Southern Pacific Company v. Mahl

Citation406 F.2d 1201
Decision Date24 March 1969
Docket NumberNo. 25937.,25937.
PartiesSOUTHERN PACIFIC COMPANY, Appellant, v. Lloyd M. MAHL, Sr., Appellee.
CourtUnited States Courts of Appeals. United States Court of Appeals (5th Circuit)

Harry McCall, Jr., Chaffe McCall, Phillips, Burke, Toler & Sarpy, New Orleans, La., for Southern Pac. Co.

Ivor A. Trapolin, New Orleans, La., for Lloyd M. Mahl, Sr.

Before WISDOM, THORNBERRY and GOLDBERG, Circuit Judges.

Opinion On Rehearing March 24, 1969. See 409 F.2d 229.

THORNBERRY, Circuit Judge:

These appeals arise out of an action instituted by Lloyd Mahl to recover damages for personal injuries sustained while he was attempting to uncouple two railroad cars in the course of his employment for the defendant railroad. The evidence indicates that Mahl, after signalling the engineer for slack, attempted to uncouple the cars by pulling a lever which extends from the outside corner of the car and is linked to the coupler pin between the cars, but the uncoupling mechanism failed to release. He again called for slack and repeated the process, but again the mechanism failed to release. He signalled the engineer for a third try, when he applied "great but reasonable force," still without success, and in the process suffered a severe strain to his body.

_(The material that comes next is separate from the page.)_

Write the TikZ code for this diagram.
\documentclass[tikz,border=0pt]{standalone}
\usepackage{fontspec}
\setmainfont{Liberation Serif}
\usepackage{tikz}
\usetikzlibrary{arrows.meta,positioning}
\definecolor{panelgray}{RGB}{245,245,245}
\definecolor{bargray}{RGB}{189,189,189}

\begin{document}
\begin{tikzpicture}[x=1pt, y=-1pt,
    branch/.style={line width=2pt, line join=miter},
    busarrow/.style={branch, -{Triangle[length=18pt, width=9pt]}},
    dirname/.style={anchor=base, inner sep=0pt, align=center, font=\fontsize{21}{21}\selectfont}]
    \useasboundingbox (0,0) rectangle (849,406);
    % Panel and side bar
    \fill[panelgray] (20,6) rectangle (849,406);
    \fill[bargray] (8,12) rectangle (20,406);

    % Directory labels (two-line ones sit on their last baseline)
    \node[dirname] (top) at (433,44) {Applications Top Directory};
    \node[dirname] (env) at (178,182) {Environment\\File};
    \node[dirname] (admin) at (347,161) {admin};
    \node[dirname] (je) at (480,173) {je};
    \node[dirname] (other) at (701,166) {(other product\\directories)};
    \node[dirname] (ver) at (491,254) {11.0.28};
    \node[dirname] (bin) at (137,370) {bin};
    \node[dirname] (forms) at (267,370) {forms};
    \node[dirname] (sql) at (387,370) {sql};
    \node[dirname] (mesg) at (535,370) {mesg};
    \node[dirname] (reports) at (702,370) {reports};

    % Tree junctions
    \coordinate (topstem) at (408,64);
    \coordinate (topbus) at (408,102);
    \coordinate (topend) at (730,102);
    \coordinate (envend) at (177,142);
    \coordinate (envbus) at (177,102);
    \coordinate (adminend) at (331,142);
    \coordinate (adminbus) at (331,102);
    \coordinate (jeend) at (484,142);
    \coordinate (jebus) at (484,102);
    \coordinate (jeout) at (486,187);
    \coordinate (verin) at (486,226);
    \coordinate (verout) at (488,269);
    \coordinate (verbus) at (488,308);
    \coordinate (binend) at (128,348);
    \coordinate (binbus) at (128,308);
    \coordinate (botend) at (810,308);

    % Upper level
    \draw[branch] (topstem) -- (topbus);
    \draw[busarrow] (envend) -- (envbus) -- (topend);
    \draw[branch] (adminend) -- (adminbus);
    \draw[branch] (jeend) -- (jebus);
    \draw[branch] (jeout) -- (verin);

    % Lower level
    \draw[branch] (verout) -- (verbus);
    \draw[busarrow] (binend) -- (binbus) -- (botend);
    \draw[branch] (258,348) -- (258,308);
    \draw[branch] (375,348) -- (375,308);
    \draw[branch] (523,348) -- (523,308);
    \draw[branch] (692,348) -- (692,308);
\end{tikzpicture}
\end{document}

The complaint specified two counts under the Federal Employers' Liability Act, one alleging negligence,1 the other alleging that the uncoupling device was defective in violation of the Federal Safety Appliance Act. The case was tried to a jury who found that the defendant was not negligent, but that it had violated the Safety Appliance Act, that the injury resulted from this violation, and that the total amount of plaintiff's damages was $65,000. Judgment was entered accordingly. The railroad appeals, alleging that the trial court erred in its charge on the Safety Appliance Act.2 The plaintiff cross-appeals, alleging error by the trial court in its treatment of the negligence count of the complaint. Finding no error in the trial court's charge on the Safety Appliance Act, we affirm the judgment awarding damages to the plaintiff and therefore do not consider his cross-appeal on the negligence count.

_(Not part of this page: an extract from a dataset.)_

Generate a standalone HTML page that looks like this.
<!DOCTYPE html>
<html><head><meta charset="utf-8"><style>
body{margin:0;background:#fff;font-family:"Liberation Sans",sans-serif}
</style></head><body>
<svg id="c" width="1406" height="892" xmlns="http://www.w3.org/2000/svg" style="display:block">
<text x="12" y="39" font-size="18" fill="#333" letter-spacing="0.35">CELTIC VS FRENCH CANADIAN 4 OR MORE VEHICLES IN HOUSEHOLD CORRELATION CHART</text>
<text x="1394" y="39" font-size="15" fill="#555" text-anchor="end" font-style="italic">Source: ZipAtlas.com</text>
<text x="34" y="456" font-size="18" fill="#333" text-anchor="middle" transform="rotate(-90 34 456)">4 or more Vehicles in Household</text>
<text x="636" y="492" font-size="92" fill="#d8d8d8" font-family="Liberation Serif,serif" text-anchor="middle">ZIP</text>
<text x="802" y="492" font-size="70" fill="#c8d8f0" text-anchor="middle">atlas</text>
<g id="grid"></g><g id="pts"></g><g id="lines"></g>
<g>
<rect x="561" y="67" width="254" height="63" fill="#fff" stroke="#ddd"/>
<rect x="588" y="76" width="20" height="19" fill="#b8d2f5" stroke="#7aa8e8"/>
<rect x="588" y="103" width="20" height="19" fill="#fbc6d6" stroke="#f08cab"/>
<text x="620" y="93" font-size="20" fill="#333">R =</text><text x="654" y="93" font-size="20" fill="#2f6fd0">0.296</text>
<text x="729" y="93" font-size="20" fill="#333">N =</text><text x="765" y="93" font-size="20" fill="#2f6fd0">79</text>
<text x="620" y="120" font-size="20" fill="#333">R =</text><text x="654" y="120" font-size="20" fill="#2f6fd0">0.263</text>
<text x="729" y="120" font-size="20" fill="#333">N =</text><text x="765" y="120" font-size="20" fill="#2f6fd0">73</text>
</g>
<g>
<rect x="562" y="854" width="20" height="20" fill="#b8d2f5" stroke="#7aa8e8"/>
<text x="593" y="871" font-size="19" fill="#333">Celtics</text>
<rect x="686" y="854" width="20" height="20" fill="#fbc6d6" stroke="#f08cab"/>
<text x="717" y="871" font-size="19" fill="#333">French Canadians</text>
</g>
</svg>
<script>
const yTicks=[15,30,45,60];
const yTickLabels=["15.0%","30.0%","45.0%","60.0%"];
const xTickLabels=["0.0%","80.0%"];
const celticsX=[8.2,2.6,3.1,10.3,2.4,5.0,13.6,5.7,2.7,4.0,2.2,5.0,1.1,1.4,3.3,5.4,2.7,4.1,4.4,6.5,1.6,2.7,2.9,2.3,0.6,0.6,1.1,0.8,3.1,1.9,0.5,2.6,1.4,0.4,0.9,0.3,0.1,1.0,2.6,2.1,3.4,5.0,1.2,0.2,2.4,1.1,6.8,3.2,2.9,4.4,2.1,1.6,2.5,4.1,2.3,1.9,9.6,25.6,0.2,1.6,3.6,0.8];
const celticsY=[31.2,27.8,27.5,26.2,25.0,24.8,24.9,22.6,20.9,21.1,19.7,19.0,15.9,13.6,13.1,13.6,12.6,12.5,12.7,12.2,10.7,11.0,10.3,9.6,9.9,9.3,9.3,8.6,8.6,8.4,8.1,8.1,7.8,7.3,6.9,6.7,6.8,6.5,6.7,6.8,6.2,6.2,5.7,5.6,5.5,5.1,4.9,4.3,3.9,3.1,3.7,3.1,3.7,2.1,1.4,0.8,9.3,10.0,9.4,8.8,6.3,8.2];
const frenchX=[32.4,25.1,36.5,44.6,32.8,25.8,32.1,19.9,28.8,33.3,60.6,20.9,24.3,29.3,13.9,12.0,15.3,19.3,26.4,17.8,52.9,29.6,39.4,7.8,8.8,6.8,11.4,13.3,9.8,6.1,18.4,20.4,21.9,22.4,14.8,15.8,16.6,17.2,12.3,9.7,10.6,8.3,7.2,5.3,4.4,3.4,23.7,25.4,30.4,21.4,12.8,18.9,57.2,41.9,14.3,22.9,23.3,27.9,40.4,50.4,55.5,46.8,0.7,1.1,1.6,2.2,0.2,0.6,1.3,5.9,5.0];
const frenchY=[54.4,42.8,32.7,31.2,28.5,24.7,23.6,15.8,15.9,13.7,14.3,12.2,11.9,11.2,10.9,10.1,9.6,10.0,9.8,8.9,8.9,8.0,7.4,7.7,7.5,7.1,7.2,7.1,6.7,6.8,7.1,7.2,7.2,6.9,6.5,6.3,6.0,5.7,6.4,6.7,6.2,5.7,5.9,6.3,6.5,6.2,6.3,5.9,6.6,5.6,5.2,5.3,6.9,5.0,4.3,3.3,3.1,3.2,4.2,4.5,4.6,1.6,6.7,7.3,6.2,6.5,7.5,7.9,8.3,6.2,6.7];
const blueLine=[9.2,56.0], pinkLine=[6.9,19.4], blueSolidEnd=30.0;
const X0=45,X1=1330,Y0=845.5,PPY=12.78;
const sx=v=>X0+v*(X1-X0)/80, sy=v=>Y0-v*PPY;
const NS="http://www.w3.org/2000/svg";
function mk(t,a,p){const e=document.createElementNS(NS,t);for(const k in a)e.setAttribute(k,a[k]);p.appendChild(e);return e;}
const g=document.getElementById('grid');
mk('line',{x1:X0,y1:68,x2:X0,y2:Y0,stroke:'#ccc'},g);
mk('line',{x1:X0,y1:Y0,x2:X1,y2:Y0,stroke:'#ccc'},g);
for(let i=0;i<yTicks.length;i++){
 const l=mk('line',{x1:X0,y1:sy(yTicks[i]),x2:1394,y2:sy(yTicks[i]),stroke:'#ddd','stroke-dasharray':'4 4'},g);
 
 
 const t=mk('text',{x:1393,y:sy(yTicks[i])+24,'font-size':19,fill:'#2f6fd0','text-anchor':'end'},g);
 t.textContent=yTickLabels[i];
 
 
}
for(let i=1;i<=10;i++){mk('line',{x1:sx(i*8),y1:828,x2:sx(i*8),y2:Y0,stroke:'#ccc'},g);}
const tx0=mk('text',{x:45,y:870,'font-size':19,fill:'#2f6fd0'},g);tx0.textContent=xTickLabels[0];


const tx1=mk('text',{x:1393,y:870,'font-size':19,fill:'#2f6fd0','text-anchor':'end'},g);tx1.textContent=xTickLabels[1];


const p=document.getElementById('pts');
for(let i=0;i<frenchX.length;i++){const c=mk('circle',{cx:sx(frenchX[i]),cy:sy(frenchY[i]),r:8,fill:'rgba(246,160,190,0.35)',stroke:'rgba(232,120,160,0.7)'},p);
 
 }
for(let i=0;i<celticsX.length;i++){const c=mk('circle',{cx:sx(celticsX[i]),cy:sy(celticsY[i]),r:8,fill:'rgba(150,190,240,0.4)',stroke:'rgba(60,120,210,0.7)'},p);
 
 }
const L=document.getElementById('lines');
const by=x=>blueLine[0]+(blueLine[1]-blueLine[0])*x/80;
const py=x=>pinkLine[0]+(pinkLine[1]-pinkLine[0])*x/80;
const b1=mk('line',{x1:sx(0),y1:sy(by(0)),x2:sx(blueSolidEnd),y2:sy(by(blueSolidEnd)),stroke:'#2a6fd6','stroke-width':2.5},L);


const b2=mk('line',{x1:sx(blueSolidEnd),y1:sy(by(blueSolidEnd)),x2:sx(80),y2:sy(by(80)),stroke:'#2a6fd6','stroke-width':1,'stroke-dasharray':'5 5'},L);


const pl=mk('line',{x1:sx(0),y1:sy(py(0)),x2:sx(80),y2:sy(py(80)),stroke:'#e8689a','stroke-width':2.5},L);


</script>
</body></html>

The applicable provision of the Federal Safety Appliance Act provides:

It shall be unlawful for any common carrier engaged in interstate commerce by railroad to haul or permit to be hauled or used in its line any car used in moving interstate traffic not equipped with couplers coupling automatically by impact, and which can be uncoupled without the necessity of men going between the ends of the cars. (Emphasis added.)

45 U.S.C. § 2.

The trial judge instructed the jury that:

This statute is not intended simply for the protection of the employees going between the cars to uncouple them. Thus, it is not necessary for the Plaintiff to show that he had to go between the cars in order to uncouple them.
* * * * * *
The duty imposed by the Safety Appliance Act making it unlawful for railroad companies to use cars not equipped with couplers which can be uncoupled without the necessity of men going between the ends of the cars is an absolute duty requiring performance on each occasion in question.
Thus if you should find from the evidence that on the occasion in question the coupler was operated by the Plaintiff with due care in the normal manner but failed to uncouple on the particular occasion in question, it is immaterial whether the coupler functioned properly before or after the particular occasion in question. (Emphasis added)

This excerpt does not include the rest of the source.